Figures from Colliers International’s 2014 Midsummer Retail Report present an improving picture for Yorkshire and Humberside’s retail sector; after five years of decline, rental growth has stabilised.
The region experienced flat rental growth in 2014, outperforming the national average (excluding London) of -1.2 per cent, making it one of only four regions in the UK to avoid another period of decline.
Yorkshire and Humberside’s 2014 retail rental growth figures indicate a positive outlook after the prolonged downtown.
The region’s 2014 rental growth surpassed the national average; however, the average rent remains 19 per cent below pre-recession levels, of £155 in 2008, recording a regional average of £125 per sq in 2014.
“Yorkshire and Humberside’s retail sector is showing signs of recovery, the outlook for the coming years is one of positivity.

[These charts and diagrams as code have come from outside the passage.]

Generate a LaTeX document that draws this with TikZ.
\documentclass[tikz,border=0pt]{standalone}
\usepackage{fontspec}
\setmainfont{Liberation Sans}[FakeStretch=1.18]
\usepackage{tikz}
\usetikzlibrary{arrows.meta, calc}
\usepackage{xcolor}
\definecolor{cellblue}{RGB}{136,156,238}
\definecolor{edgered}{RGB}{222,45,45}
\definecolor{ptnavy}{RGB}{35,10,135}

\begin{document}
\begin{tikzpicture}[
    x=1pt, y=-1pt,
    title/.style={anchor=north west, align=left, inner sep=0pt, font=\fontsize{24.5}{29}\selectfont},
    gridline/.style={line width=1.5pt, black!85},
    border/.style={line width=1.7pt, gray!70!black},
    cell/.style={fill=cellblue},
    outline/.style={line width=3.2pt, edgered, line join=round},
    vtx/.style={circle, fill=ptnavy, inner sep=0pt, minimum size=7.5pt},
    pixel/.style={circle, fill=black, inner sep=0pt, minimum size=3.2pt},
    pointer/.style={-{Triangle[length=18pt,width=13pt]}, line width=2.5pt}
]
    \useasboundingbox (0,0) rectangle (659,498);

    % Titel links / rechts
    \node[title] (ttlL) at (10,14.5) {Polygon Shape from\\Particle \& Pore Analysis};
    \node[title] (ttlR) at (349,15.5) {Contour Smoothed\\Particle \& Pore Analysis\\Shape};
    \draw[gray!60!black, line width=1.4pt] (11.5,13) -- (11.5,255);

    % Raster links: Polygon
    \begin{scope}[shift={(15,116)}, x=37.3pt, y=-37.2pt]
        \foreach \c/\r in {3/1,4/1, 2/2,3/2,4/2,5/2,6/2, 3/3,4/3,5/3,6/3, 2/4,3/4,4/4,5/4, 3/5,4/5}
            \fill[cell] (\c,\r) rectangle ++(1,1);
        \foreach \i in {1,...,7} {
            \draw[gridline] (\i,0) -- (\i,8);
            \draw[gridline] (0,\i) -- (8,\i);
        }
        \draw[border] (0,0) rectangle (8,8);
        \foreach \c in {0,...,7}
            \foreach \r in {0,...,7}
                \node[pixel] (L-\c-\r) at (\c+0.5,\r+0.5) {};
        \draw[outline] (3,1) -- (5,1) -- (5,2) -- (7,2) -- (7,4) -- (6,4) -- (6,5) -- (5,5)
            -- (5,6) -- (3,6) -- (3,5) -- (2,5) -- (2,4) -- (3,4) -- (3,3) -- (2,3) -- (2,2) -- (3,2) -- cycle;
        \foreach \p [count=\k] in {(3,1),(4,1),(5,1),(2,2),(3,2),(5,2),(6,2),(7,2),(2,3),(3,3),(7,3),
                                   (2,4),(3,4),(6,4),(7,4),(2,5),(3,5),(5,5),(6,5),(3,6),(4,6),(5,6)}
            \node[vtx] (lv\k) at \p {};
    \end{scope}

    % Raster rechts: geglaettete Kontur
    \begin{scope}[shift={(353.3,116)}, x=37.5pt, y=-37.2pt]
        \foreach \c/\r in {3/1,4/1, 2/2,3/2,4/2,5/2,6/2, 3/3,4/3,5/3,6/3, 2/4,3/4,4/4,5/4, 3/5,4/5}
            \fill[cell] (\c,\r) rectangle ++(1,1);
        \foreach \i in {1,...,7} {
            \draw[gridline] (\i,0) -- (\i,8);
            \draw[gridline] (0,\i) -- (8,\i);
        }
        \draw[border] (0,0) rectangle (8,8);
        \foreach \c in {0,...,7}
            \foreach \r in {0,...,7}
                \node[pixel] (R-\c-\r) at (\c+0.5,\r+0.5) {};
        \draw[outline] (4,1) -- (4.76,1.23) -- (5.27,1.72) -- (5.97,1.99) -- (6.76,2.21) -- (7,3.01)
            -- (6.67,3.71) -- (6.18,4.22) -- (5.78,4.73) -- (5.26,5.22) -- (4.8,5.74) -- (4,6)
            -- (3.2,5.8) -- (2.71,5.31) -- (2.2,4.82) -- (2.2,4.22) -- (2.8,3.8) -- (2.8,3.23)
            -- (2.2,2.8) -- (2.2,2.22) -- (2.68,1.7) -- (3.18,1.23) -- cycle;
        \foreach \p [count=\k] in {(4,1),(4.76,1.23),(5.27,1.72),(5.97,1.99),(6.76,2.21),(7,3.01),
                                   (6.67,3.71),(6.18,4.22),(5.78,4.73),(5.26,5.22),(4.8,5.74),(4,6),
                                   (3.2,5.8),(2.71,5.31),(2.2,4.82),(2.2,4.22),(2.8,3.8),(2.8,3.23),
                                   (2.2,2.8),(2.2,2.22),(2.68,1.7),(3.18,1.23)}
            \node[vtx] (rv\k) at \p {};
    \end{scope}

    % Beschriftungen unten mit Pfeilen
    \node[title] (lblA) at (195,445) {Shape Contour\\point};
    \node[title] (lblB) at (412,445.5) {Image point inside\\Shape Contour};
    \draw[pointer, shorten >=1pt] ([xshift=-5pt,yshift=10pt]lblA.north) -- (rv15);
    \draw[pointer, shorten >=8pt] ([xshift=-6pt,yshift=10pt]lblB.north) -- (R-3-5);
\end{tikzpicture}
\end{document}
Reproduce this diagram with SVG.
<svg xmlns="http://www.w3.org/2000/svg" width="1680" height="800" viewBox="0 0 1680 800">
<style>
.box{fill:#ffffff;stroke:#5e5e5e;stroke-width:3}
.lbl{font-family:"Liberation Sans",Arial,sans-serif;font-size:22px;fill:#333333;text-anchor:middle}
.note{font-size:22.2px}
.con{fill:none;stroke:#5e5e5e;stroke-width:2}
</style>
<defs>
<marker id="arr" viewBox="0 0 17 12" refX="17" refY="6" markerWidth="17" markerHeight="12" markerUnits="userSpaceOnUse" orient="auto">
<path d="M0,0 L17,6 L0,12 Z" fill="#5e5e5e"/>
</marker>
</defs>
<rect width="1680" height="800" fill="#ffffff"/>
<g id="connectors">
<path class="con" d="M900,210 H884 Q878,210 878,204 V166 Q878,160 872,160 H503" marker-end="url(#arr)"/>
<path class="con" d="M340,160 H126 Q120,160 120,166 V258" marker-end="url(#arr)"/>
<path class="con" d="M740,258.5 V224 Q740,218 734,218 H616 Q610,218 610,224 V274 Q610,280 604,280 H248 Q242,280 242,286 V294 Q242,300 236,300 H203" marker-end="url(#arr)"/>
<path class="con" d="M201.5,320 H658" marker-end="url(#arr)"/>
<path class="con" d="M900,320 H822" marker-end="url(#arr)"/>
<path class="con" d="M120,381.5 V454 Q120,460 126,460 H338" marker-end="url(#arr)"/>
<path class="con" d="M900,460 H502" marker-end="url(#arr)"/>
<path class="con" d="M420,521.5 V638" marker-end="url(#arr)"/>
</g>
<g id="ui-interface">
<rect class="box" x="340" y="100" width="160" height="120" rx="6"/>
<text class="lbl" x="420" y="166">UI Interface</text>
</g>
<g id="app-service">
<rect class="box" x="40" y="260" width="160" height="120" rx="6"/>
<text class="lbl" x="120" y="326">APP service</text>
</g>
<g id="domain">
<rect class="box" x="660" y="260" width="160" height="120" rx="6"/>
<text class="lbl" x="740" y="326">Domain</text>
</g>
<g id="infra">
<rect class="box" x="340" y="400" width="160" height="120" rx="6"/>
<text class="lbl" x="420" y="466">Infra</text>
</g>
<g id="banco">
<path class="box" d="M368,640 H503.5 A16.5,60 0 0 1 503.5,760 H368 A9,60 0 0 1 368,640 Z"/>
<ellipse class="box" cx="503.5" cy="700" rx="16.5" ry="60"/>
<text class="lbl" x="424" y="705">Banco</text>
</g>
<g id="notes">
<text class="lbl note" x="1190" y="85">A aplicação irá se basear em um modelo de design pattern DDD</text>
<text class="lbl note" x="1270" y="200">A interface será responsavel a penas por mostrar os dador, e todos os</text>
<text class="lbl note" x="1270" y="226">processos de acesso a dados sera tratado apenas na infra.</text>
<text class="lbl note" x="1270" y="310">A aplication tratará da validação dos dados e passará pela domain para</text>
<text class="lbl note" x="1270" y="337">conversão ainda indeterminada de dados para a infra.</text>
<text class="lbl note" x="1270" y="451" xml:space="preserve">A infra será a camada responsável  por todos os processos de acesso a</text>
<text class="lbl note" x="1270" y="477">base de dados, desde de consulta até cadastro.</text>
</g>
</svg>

“It’s a very different story in other parts of the UK, however, and many towns and cities across the UK are continuing to struggle where schemes and developments remain on hold or have been shelved indefinitely.
“Thankfully, over the past 12 months, Yorkshire and Humberside has benefited from a number of newly opened or pre-let shopping centres.
“The region is already performing better than the UK average (excluding London), and with the amount of development being undertaken in centres, such as Leeds, we expect the region to move up the national rental growth rankings in the coming years.”
The decline in the number of centres with falling rents, from 33 per cent in 2013 to 14 per cent in 2014, has been the main factor behind the improving picture in Yorkshire and Humberside’s retail environment.
The report identified Leeds as the worst performing centre in the region with a rental decline of nine per cent, almost eight per cent worse than the UK average.
Since 2010, in stark contrast to the rest of the UK which experienced deepening decline, Leeds witnessed four consecutive years of flat or positive rental growth.
“The 2014 picture for Leeds is owing to the launch of Trinity, with the addition of Hammerson’s Victoria Gate in autumn 2016 these new developments will boast 1.4 million sq ft of retail space, they are the main drivers behind a decline in prime rents for the first time since 2009.
“Many were concerned that there wasn’t enough demand in the market to fill all the additional retail space generated by these schemes, and that this would therefore lead to vacancies on the high street.
However, we don’t believe this to be the case, Trinity is 98 per cent let and has generated a footfall of over 20 million it its first 12 months.
Over the coming months, as the market absorbs the remaining units, we expect positive rental growth to return and these new developments will further strengthen Leeds’ position as a shopping destination.”
The best performing centres include Kingston upon Hull, which experienced 23 per cent rental growth, an increase of £25 per sq ft, to £135 per sq ft; followed by Harrogate at 20 per cent, also increasing by £25 per sq ft, to £150 per sq ft; and Keighley at 11 per cent, a rise of £5 per sq ft, to £45 per sq ft.
More than two thirds (67 per cent) of centres benefited from stable rents, this figure is up ten per cent since 2013, while 19 per cent of centres’ rents increased in 2014 versus just ten per cent last year.
Mr Styles said:
“The rental data indicates flat growth, but this regional average doesn’t portray the reality in many towns and cities in Yorkshire and Humberside.
“Rents in affluent market towns, where demand is high and supply low, are going up; this is also true for a number of cities in the region, including York, Leeds and now Bradford, due to the recent Westfield scheme.
“The success of these centres is testament to the strength of the region as a whole.”